_Given exercise_
Begin with the line holding "What TikZ code", end with the line holding "(0,0) rectangle (726,1141);", and repeat every line in between exactly, without pictures.

_Source records_
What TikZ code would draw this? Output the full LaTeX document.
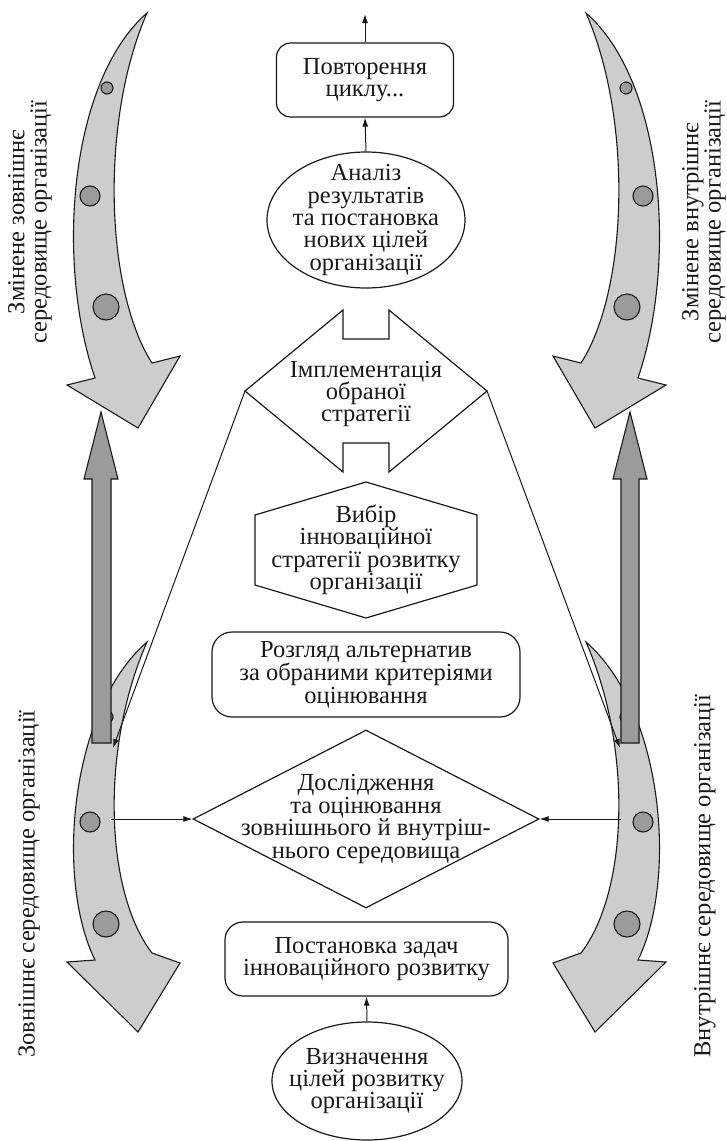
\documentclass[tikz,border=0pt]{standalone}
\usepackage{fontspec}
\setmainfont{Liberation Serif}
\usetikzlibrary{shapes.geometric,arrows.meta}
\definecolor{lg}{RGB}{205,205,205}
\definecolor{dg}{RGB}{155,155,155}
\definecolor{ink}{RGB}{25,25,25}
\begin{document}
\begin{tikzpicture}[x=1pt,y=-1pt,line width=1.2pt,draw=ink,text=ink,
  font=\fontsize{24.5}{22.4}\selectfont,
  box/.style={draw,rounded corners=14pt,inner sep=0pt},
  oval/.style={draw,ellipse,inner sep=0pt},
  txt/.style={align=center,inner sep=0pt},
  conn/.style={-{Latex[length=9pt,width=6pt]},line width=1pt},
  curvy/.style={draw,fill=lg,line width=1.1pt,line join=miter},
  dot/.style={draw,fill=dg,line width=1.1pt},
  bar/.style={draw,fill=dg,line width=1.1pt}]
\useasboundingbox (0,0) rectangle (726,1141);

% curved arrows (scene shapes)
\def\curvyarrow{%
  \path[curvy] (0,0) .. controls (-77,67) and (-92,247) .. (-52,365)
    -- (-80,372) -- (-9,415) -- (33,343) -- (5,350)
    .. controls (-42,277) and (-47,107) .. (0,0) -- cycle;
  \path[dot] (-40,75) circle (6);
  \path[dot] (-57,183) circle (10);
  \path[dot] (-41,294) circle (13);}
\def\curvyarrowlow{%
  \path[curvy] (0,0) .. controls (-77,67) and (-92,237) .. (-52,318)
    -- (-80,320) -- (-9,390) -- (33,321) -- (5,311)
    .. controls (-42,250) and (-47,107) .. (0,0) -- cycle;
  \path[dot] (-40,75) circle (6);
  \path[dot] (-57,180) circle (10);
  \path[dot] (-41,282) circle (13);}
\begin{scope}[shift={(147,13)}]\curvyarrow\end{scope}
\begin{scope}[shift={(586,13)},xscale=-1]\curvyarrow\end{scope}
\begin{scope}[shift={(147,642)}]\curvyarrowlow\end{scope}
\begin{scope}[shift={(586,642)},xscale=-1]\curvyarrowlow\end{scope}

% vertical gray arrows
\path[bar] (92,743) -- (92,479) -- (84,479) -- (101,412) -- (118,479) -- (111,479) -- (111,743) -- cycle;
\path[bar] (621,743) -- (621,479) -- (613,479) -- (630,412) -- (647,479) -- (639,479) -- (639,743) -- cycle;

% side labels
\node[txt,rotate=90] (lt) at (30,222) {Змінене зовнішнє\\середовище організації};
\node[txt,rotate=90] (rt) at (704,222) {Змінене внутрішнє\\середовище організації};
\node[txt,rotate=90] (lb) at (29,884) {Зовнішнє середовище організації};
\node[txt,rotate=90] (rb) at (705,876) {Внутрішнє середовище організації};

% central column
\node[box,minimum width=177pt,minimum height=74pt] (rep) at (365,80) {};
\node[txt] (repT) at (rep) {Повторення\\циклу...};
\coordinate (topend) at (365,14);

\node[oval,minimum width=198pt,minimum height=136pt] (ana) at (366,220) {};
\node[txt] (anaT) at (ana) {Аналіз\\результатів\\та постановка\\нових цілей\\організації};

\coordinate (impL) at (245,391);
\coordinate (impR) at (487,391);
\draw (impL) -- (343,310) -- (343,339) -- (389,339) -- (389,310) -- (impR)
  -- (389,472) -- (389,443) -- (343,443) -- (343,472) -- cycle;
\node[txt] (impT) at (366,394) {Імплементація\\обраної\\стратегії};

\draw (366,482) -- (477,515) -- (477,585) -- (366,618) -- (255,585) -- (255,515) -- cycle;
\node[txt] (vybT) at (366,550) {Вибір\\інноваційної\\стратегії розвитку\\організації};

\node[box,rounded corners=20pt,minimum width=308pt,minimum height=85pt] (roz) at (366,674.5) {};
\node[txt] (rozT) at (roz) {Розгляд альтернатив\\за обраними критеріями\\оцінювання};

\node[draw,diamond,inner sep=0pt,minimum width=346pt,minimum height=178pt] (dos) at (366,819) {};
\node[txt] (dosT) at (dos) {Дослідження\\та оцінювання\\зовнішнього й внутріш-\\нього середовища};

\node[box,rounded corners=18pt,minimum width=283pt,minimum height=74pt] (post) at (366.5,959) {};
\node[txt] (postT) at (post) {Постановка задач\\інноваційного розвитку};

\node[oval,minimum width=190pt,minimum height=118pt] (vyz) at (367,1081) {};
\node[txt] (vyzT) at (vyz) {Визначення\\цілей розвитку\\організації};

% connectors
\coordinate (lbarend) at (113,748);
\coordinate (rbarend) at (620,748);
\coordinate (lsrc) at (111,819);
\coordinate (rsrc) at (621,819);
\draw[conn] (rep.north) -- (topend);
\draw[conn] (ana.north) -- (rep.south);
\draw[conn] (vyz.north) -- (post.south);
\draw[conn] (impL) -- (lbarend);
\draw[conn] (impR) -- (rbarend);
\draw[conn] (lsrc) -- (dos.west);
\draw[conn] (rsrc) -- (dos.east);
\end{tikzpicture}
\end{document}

...

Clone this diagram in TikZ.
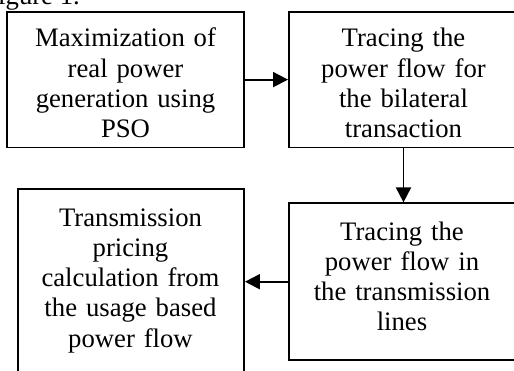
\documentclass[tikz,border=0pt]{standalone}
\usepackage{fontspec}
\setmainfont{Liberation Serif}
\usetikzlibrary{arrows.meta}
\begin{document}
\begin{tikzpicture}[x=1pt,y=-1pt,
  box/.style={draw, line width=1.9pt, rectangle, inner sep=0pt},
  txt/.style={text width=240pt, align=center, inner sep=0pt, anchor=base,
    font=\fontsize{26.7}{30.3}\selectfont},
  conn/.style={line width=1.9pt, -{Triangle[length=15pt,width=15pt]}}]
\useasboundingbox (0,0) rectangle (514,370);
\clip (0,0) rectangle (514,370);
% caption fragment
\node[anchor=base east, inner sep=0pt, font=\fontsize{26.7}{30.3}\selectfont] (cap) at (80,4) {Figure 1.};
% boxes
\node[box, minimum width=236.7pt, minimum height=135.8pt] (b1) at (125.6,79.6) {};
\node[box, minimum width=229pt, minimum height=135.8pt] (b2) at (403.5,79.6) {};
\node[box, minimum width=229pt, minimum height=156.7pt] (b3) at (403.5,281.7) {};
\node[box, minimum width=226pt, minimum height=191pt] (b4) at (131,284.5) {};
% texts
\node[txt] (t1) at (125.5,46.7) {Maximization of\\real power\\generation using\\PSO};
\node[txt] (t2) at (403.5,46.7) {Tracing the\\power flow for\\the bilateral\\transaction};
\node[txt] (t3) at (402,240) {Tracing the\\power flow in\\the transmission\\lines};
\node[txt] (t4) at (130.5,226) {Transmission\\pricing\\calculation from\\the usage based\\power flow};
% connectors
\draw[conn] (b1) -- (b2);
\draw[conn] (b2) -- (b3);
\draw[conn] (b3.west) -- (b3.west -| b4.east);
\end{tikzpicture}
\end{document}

_The answer_
What TikZ code would draw this? Output the full LaTeX document.
\documentclass[tikz,border=0pt]{standalone}
\usepackage{fontspec}
\setmainfont{Liberation Serif}
\usetikzlibrary{shapes.geometric,arrows.meta}
\definecolor{lg}{RGB}{205,205,205}
\definecolor{dg}{RGB}{155,155,155}
\definecolor{ink}{RGB}{25,25,25}
\begin{document}
\begin{tikzpicture}[x=1pt,y=-1pt,line width=1.2pt,draw=ink,text=ink,
  font=\fontsize{24.5}{22.4}\selectfont,
  box/.style={draw,rounded corners=14pt,inner sep=0pt},
  oval/.style={draw,ellipse,inner sep=0pt},
  txt/.style={align=center,inner sep=0pt},
  conn/.style={-{Latex[length=9pt,width=6pt]},line width=1pt},
  curvy/.style={draw,fill=lg,line width=1.1pt,line join=miter},
  dot/.style={draw,fill=dg,line width=1.1pt},
  bar/.style={draw,fill=dg,line width=1.1pt}]
\useasboundingbox (0,0) rectangle (726,1141);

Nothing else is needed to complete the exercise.